> _What you have to do_: Repeat everything from the first line of the listing below through the line that contains "CartesianGrid, ReferenceLine, Legend", exactly. Leave out pictures.

======

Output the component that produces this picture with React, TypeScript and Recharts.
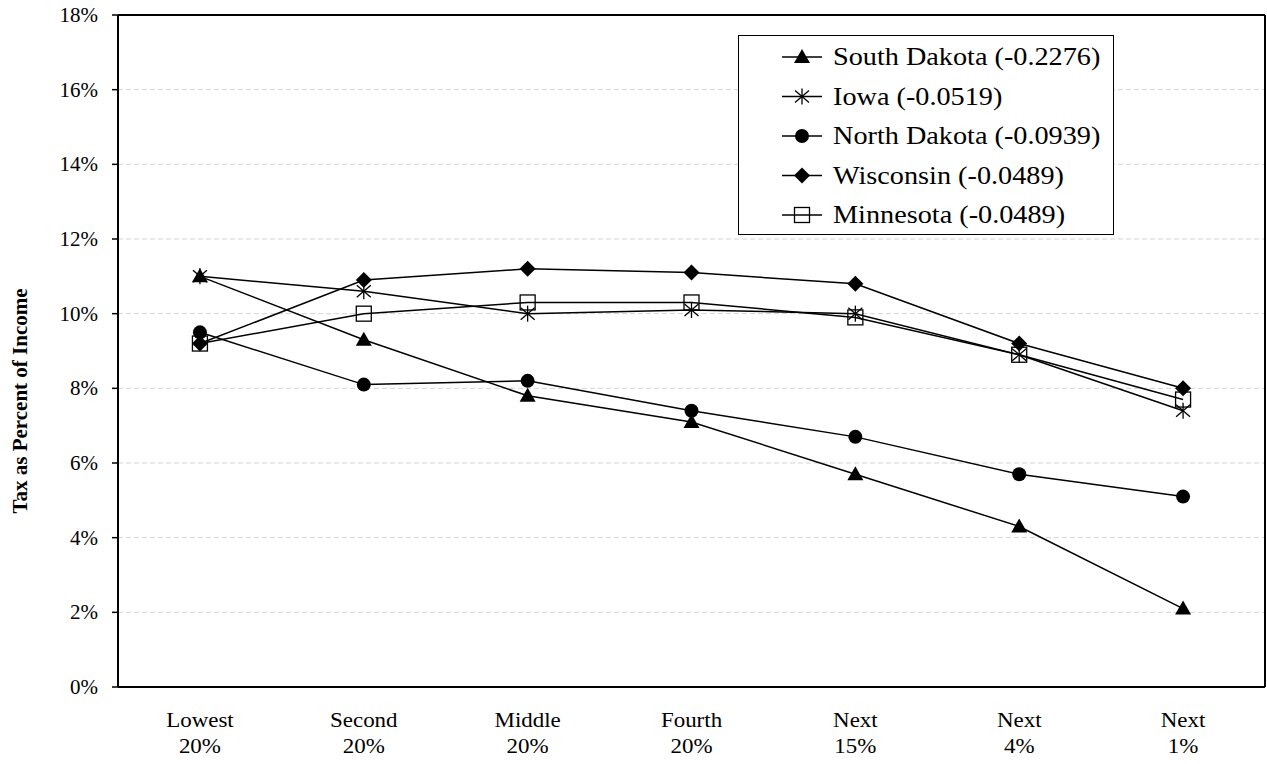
import React from "react";
import { LineChart, Line, XAxis, YAxis, CartesianGrid, ReferenceLine, Legend } from "recharts";

const groups = ["Lowest", "Second", "Middle", "Fourth", "Next", "Next", "Next"];
const shares = ["20%", "20%", "20%", "20%", "15%", "4%", "1%"];

const southDakota = [11.0, 9.3, 7.8, 7.1, 5.7, 4.3, 2.1];
const iowa = [11.0, 10.6, 10.0, 10.1, 10.0, 8.9, 7.4];
const northDakota = [9.5, 8.1, 8.2, 7.4, 6.7, 5.7, 5.1];
const wisconsin = [9.2, 10.9, 11.2, 11.1, 10.8, 9.2, 8.0];
const minnesota = [9.2, 10.0, 10.3, 10.3, 9.9, 8.9, 7.7];

const yTicks = [0, 2, 4, 6, 8, 10, 12, 14, 16, 18];

const FONT = "'Liberation Serif', 'Times New Roman', serif";

type Kind = "triangle" | "star" | "circle" | "diamond" | "square";

const series: { key: string; name: string; kind: Kind; values: number[] }[] = [
  { key: "mn", name: "Minnesota (-0.0489)", kind: "square", values: minnesota },
  { key: "wi", name: "Wisconsin (-0.0489)", kind: "diamond", values: wisconsin },
  { key: "nd", name: "North Dakota (-0.0939)", kind: "circle", values: northDakota },
  { key: "ia", name: "Iowa (-0.0519)", kind: "star", values: iowa },
  { key: "sd", name: "South Dakota (-0.2276)", kind: "triangle", values: southDakota },
];

const legendOrder = ["sd", "ia", "nd", "wi", "mn"];

// x positions sit in the middle of each income band
const data = groups.map((g, i) => {
  const row: Record<string, number | string> = { pos: i + 0.5, group: g };
  series.forEach((s) => {
    row[s.key] = s.values[i];
  });
  return row;
});

function Marker({ kind, cx, cy }: { kind: Kind; cx: number; cy: number }) {
  switch (kind) {
    case "triangle":
      return <polygon points={`${cx},${cy - 8} ${cx + 8},${cy + 6} ${cx - 8},${cy + 6}`} fill="#000" />;
    case "circle":
      return <circle cx={cx} cy={cy} r={7} fill="#000" />;
    case "diamond":
      return <polygon points={`${cx},${cy - 8} ${cx + 8},${cy} ${cx},${cy + 8} ${cx - 8},${cy}`} fill="#000" />;
    case "square":
      return <rect x={cx - 7.5} y={cy - 7.5} width={15} height={15} fill="none" stroke="#000" strokeWidth={1.3} />;
    case "star":
      return (
        <g stroke="#000" strokeWidth={1.3}>
          <line x1={cx} y1={cy - 8} x2={cx} y2={cy + 8} />
          <line x1={cx - 7} y1={cy - 6} x2={cx + 7} y2={cy + 6} />
          <line x1={cx - 7} y1={cy + 6} x2={cx + 7} y2={cy - 6} />
        </g>
      );
  }
  return null;
}

function LegendBox() {
  const rows = legendOrder.map((k) => series.find((s) => s.key === k)!);
  return (
    <svg width={376} height={200} style={{ display: "block" }}>
      <rect x={0.5} y={0.5} width={375} height={199} fill="#fff" stroke="#000" strokeWidth={1} />
      {rows.map((s, i) => {
        const cy = 22 + i * 39.5;
        return (
          <g key={s.key}>
            <line x1={44} y1={cy} x2={84} y2={cy} stroke="#000" strokeWidth={1.5} />
            <Marker kind={s.kind} cx={64} cy={cy} />
            <g transform={`translate(95, ${cy}) scale(1.13, 1)`}>
              <text x={0} y={0} dominantBaseline="central" fontFamily={FONT} fontSize={25} fill="#000">
                {s.name}
              </text>
            </g>
          </g>
        );
      })}
    </svg>
  );
}

function BandTick(props: any) {
  const { x, y, payload } = props;
  const i = Math.round(payload.value - 0.5);
  return (
    <g transform={`translate(${x}, ${y}) scale(1.12, 1)`}>
      <text x={0} y={0} textAnchor="middle" fontFamily={FONT} fontSize={20.5} fill="#000">
        <tspan x={0} dy={30}>{groups[i]}</tspan>
        <tspan x={0} dy={26}>{shares[i]}</tspan>
      </text>
    </g>
  );
}

function YTick(props: any) {
  const { x, y, payload } = props;
  return (
    <text x={x} y={y} textAnchor="end" dominantBaseline="central" fontFamily={FONT} fontSize={21} fill="#000">
      {`${payload.value}%`}
    </text>
  );
}

function YTitle(props: any) {
  const { viewBox } = props;
  const cy = viewBox.y + viewBox.height / 2 + 50;
  return (
    <text
      x={27}
      y={cy}
      transform={`rotate(-90, 27, ${cy})`}
      textAnchor="middle"
      fontFamily={FONT}
      fontSize={21}
      fontWeight="bold"
      fill="#000"
    >
      Tax as Percent of Income
    </text>
  );
}

export default function App() {
  return (
    <div style={{ position: "absolute", left: 0, top: 0, width: 1267, height: 764, background: "#fff", fontFamily: FONT }}>
      <LineChart width={1267} height={764} data={data} margin={{ top: 15, right: 2, left: 0, bottom: 0 }}>
        <CartesianGrid vertical={false} stroke="#d4d4d4" strokeDasharray="5 3" />
        <XAxis
          xAxisId="edge"
          dataKey="pos"
          type="number"
          domain={[0, 7]}
          ticks={[0, 1, 2, 3, 4, 5, 6, 7]}
          tick={false}
          tickSize={8}
          height={10}
          axisLine={{ stroke: "#000", strokeWidth: 2 }}
          tickLine={{ stroke: "#000", strokeWidth: 1.5 }}
        />
        <XAxis
          xAxisId="lab"
          dataKey="pos"
          type="number"
          domain={[0, 7]}
          ticks={[0.5, 1.5, 2.5, 3.5, 4.5, 5.5, 6.5]}
          axisLine={false}
          tickLine={false}
          tickSize={0}
          tickMargin={0}
          height={67}
          tick={<BandTick />}
        />
        <YAxis
          domain={[0, 18]}
          ticks={yTicks}
          width={118}
          tickSize={6}
          tickMargin={14}
          axisLine={{ stroke: "#000", strokeWidth: 2 }}
          tickLine={{ stroke: "#000", strokeWidth: 1.5 }}
          tick={<YTick />}
          label={<YTitle />}
        />
        <ReferenceLine xAxisId="edge" y={18} stroke="#000" strokeWidth={2} />
        <ReferenceLine xAxisId="edge" x={7} stroke="#000" strokeWidth={2} />
        {series.map((s) => (
          <Line
            key={s.key}
            xAxisId="edge"
            dataKey={s.key}
            name={s.name}
            stroke="#000"
            strokeWidth={1.5}
            isAnimationActive={false}
            dot={(p: any) => <Marker key={`${s.key}-${p.index}`} kind={s.kind} cx={p.cx} cy={p.cy} />}
            activeDot={false}
          />
        ))}
        <Legend
          layout="vertical"
          align="center"
          verticalAlign="middle"
          content={<LegendBox />}
          wrapperStyle={{ left: 738, top: 35, width: 376, height: 200 }}
        />
      </LineChart>
    </div>
  );
}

======

> _Completed task_:
Output the component that produces this picture with React, TypeScript and Recharts.
import React from "react";
import { LineChart, Line, XAxis, YAxis, CartesianGrid, ReferenceLine, Legend } from "recharts";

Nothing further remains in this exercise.